«Il “golden power” su Unicredit-Bpm? È stato utilizzato per motivi di sicurezza nazionale». Questa la risposta del governo italiano a Bruxelles, espressa ieri per bocca del ministro dell’Economia, Giancarlo Giorgetti, sui rilievi del Dpcm del 18 aprile applicato all’Ops lanciata dai vertici di Unicredit su Banco Bpm che Bruxelles contesta.
«La nostra risposta si baserà sulla sentenza del Tar del Lazio che ci soddisfa secondo la quale la sicurezza economica è parte della sicurezza nazionale» ha continuato ieri il numero uno del Mef. Il numero uno di via XX Settembre ha poi aggiunto che «è legittimo che le banche puntino a fare profitto, ma il governo deve guardare alla sicurezza nazionale. Infatti non ci sono solo gli aspetti sacrosanti della concorrenza ci sono anche quelli della sicurezza».

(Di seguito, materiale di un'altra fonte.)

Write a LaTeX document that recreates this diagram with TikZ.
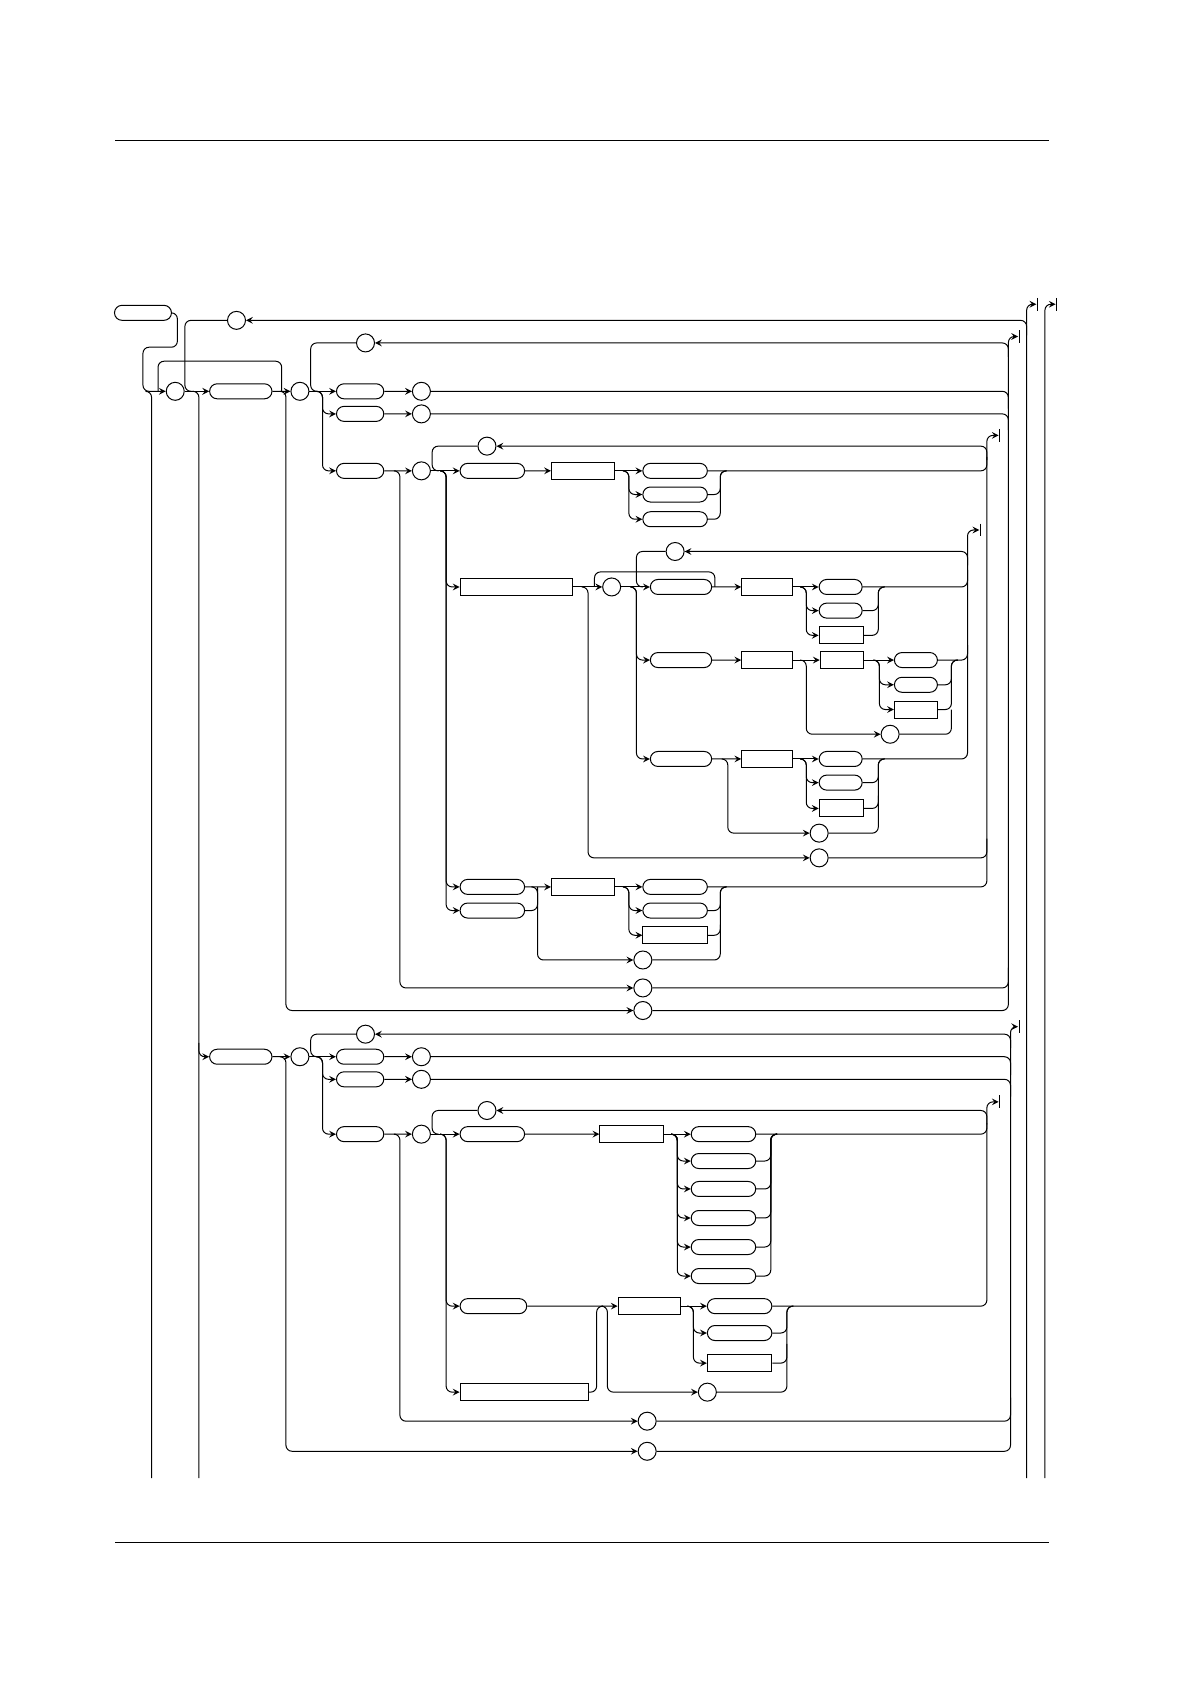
\documentclass[tikz,border=0pt]{standalone}
\usetikzlibrary{shapes.misc}
\usetikzlibrary{arrows}
\tikzset{
    % Arrow tips as in the railroad charts
    >=stealth,
%
    % Node shapes
    pill/.style={draw, rounded rectangle, minimum height=7.5pt,
        minimum width=#1*0.5375pt, inner sep=0},
    box/.style={draw, rectangle, minimum height=8.5pt,
        minimum width=#1*0.5375pt, inner sep=0},
    term/.style={draw, circle, minimum size=9pt, inner sep=0},
    % Lines
    rc/.style={rounded corners=3pt},
    every path/.style={line width=0.5pt},
}
\newcommand{\stopbar}[2]{\draw (#1,#2-6) -- (#1,#2+6);}

\begin{document}
\begin{tikzpicture}[x=0.5375pt, y=-0.5375pt]
\useasboundingbox (0,0) rectangle (1107,1566.5);
\draw (107,131) -- (976,131);
\draw (107,1435) -- (976,1435);

% Upper block
\node [pill=53] (start) at (133,291) {};
\node [term] (top loop) at (220,298) {};
\node [term] (c1) at (163,364) {};
\node [pill=58] (p1) at (224,364) {};
\node [term] (c2) at (279,364) {};
\node [term] (l1) at (340,319) {};
\node [pill=44] (p11) at (335,364) {};
\node [pill=44] (p12) at (335,385) {};
\node [pill=44] (p13) at (335,438) {};
\node [term] (c11) at (392,364) {};
\node [term] (c12) at (392,385) {};
\node [term] (c13) at (392,438) {};
\node [term] (l2) at (453,415) {};
\node [pill=60] (a1) at (458,438) {};
\node [box=59] (b1) at (542.5,438) {};
\node [pill=60] (a11) at (628,438) {};
\node [pill=60] (a12) at (628,460) {};
\node [pill=60] (a13) at (628,483) {};
\node [box=105] (bx) at (480.5,546) {};
\node [term] (c4) at (569,546) {};
\node [term] (l3) at (628,513) {};
\node [pill=57] (r1) at (633.5,546) {};
\node [box=47] (r1b) at (713.5,546) {};
\node [pill=40] (r11) at (782,546) {};
\node [pill=40] (r12) at (782,568) {};
\node [box=41] (r13) at (782.5,591) {};
\node [pill=57] (r2) at (633.5,614) {};
\node [box=47] (r2b) at (713.5,614) {};
\node [box=40] (r2c) at (783,614) {};
\node [pill=40] (r21) at (852,614) {};
\node [pill=40] (r22) at (852,637) {};
\node [box=40] (r23) at (852,660) {};
\node [term] (r2s) at (828,683) {};
\node [pill=57] (r3) at (633.5,706) {};
\node [box=47] (r3b) at (713.5,706) {};
\node [pill=40] (r31) at (782,706) {};
\node [pill=40] (r32) at (782,728) {};
\node [box=41] (r33) at (782.5,752) {};
\node [term] (r3s) at (762,775) {};
\node [term] (bxs) at (762,798) {};
\node [pill=60] (d1) at (458,825) {};
\node [pill=60] (d2) at (458,847) {};
\node [box=59] (db) at (542.5,825) {};
\node [pill=60] (d11) at (628,825) {};
\node [pill=60] (d12) at (628,847) {};
\node [box=60] (d13) at (628,870) {};
\node [term] (ds) at (598,893) {};
\node [term] (c3s) at (598,919) {};
\node [term] (c2s) at (598,940) {};

\draw [rc, ->] (start.east) -| (165,323) -| (133,364) -- (c1);
\draw [rc] (136,364) -| (141,1375);
\draw [rc] (147,364) |- (262,336) -- (262,364);
\draw [->] (c1) -- (p1);
\draw [rc] (180,364) -| (185,1375);
\draw [rc, ->] (955,1375) |- (964,283);
\stopbar{965}{283}
\draw [rc, ->] (972,1375) |- (982,283);
\stopbar{983}{283}
\draw [rc, ->] (955,312) |- (top loop);
\draw [rc] (top loop) -| (172,364) -- (180,364);
\draw [->] (p1) -- (c2);
\draw [rc, ->] (262,364) -| (266,940) -- (c2s);
\draw [rc, ->] (c2s) -| (938,313) -- (947,313);
\stopbar{948}{313}
\draw [rc, ->] (938,332) |- (l1);
\draw [rc] (l1) -| (289,364) -- (296,364);
\draw [->] (c2) -- (p11);
\draw [rc, ->] (295,364) -| (300,385) -- (p12);
\draw [rc, ->] (295,364) -| (300,438) -- (p13);
\draw [->] (p11) -- (c11);
\draw [->] (p12) -- (c12);
\draw [->] (p13) -- (c13);
\draw [rc] (c11) -| (938,380);
\draw [rc] (c12) -| (938,400);
\draw [rc, ->] (368,438) -| (372,919) -- (c3s);
\draw [rc] (c3s) -| (938,900);
\draw [rc, ->] (918,428) |- (l2);
\draw [rc] (l2) -| (402,438) -- (408,438);
\draw [->] (c13) -- (a1);
\draw [rc, ->] (410,438) -| (415,546) -- (bx);
\draw [rc, ->] (410,438) -| (415,825) -- (d1);
\draw [rc, ->] (410,438) -| (415,847) -- (d2);
\draw [->] (a1) -- (b1);
\draw [->] (b1) -- (a11);
\draw [rc, ->] (580,438) -| (585,460) -- (a12);
\draw [rc, ->] (580,438) -| (585,483) -- (a13);
\draw [rc] (a12) -| (670,438) -- (676,438);
\draw [rc] (a13) -| (670,438) -- (676,438);
\draw [rc] (a11) -| (918,425);

% Box row and its three branches
\draw [->] (bx) -- (c4);
\draw [rc, ->] (541,546) -| (547,798) -- (bxs);
\draw [rc] (bxs) -| (918,780);
\draw [rc] (553,546) |- (665,532) -- (665,546);
\draw [rc, ->] (900,526) |- (l3);
\draw [rc] (l3) -| (592,546) -- (598,546);
\draw [->] (c4) -- (r1);
\draw [rc, ->] (587,546) -| (592,614) -- (r2);
\draw [rc, ->] (587,546) -| (592,706) -- (r3);
\draw [->] (r1) -- (r1b);
\draw [->] (r1b) -- (r11);
\draw [rc, ->] (745,546) -| (750,568) -- (r12);
\draw [rc, ->] (745,546) -| (750,591) -- (r13);
\draw [rc] (r12) -| (817,546) -- (823,546);
\draw [rc] (r13) -| (817,546) -- (823,546);
\draw [rc] (r11) -| (900,530);
\draw [->] (r2) -- (r2b);
\draw [->] (r2b) -- (r2c);
\draw [->] (r2c) -- (r21);
\draw [rc, ->] (813,614) -| (818,637) -- (r22);
\draw [rc, ->] (813,614) -| (818,660) -- (r23);
\draw [rc] (r22) -| (885,614) -- (891,614);
\draw [rc] (r23) -| (885,614) -- (891,614);
\draw [rc] (r21) -| (900,600);
\draw [rc, ->] (745,614) -| (750,683) -- (r2s);
\draw [rc] (r2s) -| (885,660);
\draw [->] (r3) -- (r3b);
\draw [->] (r3b) -- (r31);
\draw [rc, ->] (745,706) -| (750,728) -- (r32);
\draw [rc, ->] (745,706) -| (750,752) -- (r33);
\draw [rc] (r32) -| (817,706) -- (823,706);
\draw [rc] (r33) -| (817,706) -- (823,706);
\draw [rc, ->] (r31) -| (900,493) -- (911,493);
\stopbar{912}{493}
\draw [rc, ->] (672,706) -| (677,775) -- (r3s);
\draw [rc] (r3s) -| (817,740);

\draw [->] (d1) -- (db);
\draw [rc] (d2) -| (500,825);
\draw [->] (db) -- (d11);
\draw [rc, ->] (580,825) -| (585,847) -- (d12);
\draw [rc, ->] (580,825) -| (585,870) -- (d13);
\draw [rc] (d12) -| (670,825) -- (676,825);
\draw [rc] (d13) -| (670,825) -- (676,825);
\draw [rc, ->] (496,825) -| (500,893) -- (ds);
\draw [rc] (ds) -| (670,860);
\draw [rc, ->] (d11) -| (918,405) -- (929,405);
\stopbar{930}{405}

% Lower block
\node [pill=58] (q1) at (224,983) {};
\node [term] (e2) at (279,983) {};
\node [term] (m1) at (340,962) {};
\node [pill=44] (q11) at (335,983) {};
\node [pill=44] (q12) at (335,1004) {};
\node [pill=44] (q13) at (335,1055) {};
\node [term] (e11) at (392,983) {};
\node [term] (e12) at (392,1004) {};
\node [term] (e13) at (392,1055) {};
\node [term] (m2) at (453,1033) {};
\node [pill=60] (f1) at (458,1055) {};
\node [box=59] (fb) at (587.5,1055) {};
\foreach \y [count=\i] in {1055,1080,1106,1133,1160,1187}
    \node [pill=60] (f1\i) at (673,\y) {};
\node [pill=62] (g1) at (459,1215) {};
\node [box=58] (gb) at (604,1215) {};
\node [pill=60] (g11) at (688,1215) {};
\node [pill=60] (g12) at (688,1240) {};
\node [box=60] (g13) at (688,1268) {};
\node [term] (gs) at (658,1295) {};
\node [box=119] (h1) at (487.5,1295) {};
\node [term] (e13s) at (602,1322) {};
\node [term] (e2s) at (602,1350) {};

\draw [rc, ->] (185,970) |- (q1);
\draw [->] (q1) -- (e2);
\draw [rc, ->] (262,983) -| (266,1350) -- (e2s);
\draw [rc, ->] (e2s) -| (940,955) -- (947,955);
\stopbar{948}{955}
\draw [rc, ->] (940,975) |- (m1);
\draw [rc] (m1) -| (289,983) -- (296,983);
\draw [->] (e2) -- (q11);
\draw [rc, ->] (295,983) -| (300,1004) -- (q12);
\draw [rc, ->] (295,983) -| (300,1055) -- (q13);
\draw [->] (q11) -- (e11);
\draw [->] (q12) -- (e12);
\draw [->] (q13) -- (e13);
\draw [rc] (e11) -| (940,1000);
\draw [rc] (e12) -| (940,1020);
\draw [rc, ->] (368,1055) -| (372,1322) -- (e13s);
\draw [rc] (e13s) -| (940,1300);
\draw [rc, ->] (918,1046) |- (m2);
\draw [rc] (m2) -| (402,1055) -- (408,1055);
\draw [->] (e13) -- (f1);
\draw [rc, ->] (410,1055) -| (415,1215) -- (g1);
\draw [rc, ->] (410,1055) -| (415,1295) -- (h1);
\draw [->] (f1) -- (fb);
\draw [->] (fb) -- (f11);
\foreach \i in {2,...,6} {
    \draw [rc, ->] (625,1055) -| (630,0 |- f1\i) -- (f1\i);
    \draw [rc] (f1\i) -| (717,1055) -- (723,1055);
}
\draw [rc] (f11) -| (918,1045);
\draw [->] (g1) -- (gb);
\draw [rc] (h1) -| (555,1215) -- (561,1215);
\draw [rc, ->] (561,1215) -| (565,1295) -- (gs);
\draw [rc] (gs) -| (732,1250);
\draw [->] (gb) -- (g11);
\draw [rc, ->] (640,1215) -| (645,1240) -- (g12);
\draw [rc, ->] (640,1215) -| (645,1268) -- (g13);
\draw [rc] (g12) -| (732,1215) -- (738,1215);
\draw [rc] (g13) -| (732,1215) -- (738,1215);
\draw [rc, ->] (g11) -| (918,1025) -- (929,1025);
\stopbar{930}{1025}

\end{tikzpicture}
\end{document}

A distanza di 24 ore dalla dura lettera inviata dal Dg Comp, l’esecutivo comunitario, al governo, il clima resta ancora incandescente. E se il governo ha fin da subito assicurato che «risponderà, con spirito collaborativo e costruttivo, ai chiarimenti richiesti dall’Europa, così come già fatto dinanzi al Tar, nei termini e con motivazioni ritenute già legittime dai giudici amministrativi», da Bruxelles per ora non hanno replicato. Restano, però, le dichiarazioni rilasciate nelle scorse ore per cui la Commissione Ue, in via preliminare, ha precisato che «ciascuna delle prescrizioni contenuta nel decreto sia incompatibile coi principi generali e le altre disposizioni del diritto della Ue». In più ha già avvertito che «ci potrebbe essere il rischio di una revoca del Dpcm su Unicredit». E ieri sono arrivati anche altri dettagli.
Nella lunghissima “lettera” di ben 56 pagine, non proprio una semplice richiesta di chiarimenti, la Commissione contesta non solo che il Dpcm non le è stato mai notificato, ma anche che «ciascuna» delle prescrizioni imposte appare in violazione del diritto europeo. Principalmente quello che prevede la libera circolazione dei capitali. Tranne il capitolo Russia, su cui Bruxelles ritiene che debba essere la Bce a decidere. La stessa Bce che in tre annidi guerra non è riuscita ad ottenere che Unicredit uscisse dal mercato russo e non acquistasse i suoi bond, addirittura cresciuti di valore.
Una puntigliosità, quella della Commissione, che non può non stupire per la sua selettività. Nei mesi scorsi, infatti, più di un governo europeo si è scagliato contro operazioni finanziarie sulle proprie banche senza che nessuno a Bruxelles battesse ciglio. In Spagna nessuno si è intromesso sullo stop del premier Sanchez alle nozze tra BBVA e Salabell. Grazie ad una norma nazionale, non contestata dalla Ue, l’esecutivo ha imposto che la fusione operativa non avverà prima dei prossimi 3 anni. Congelando, e di fatto facendo saltare, un’operazione che avrebbe dato vita a un gigante da 27 miliardi di valore di Borsa.
Simile pure la situazione che si sta verificando in Portogallo, dove l’esecutivo s’è messo di traverso sull’acquisto di Novo Banco, quarta banca portoghese, da parte del gruppo spagnolo Caixa Bank che, già presente a Lisbona controllando Bpi, quinto gruppo portoghese. Il Ministro delle Finanze portoghese (nell’indifferenza dell’esecutivo comunitario) si è detto contrario alla fusione visto che «le banche spagnole rappresentano già circa un terzo del mercato bancario portoghese». Il caso più clamoroso, però, è quello che riguarda sempre Unicredit. Non in Italia, ma in Germania dove il governo di Mertz ha già più volte ribadito che Unicredit deve metter fine alla scalata su Commerzbank, seconda banca teutonica, e deve andarsene definitivamente. Insomma, tutto il contrario di quel che accade in Italia, dove Bruxelles vuole avere il potere di decidere cosa dobbiamo fare delle nostre banche.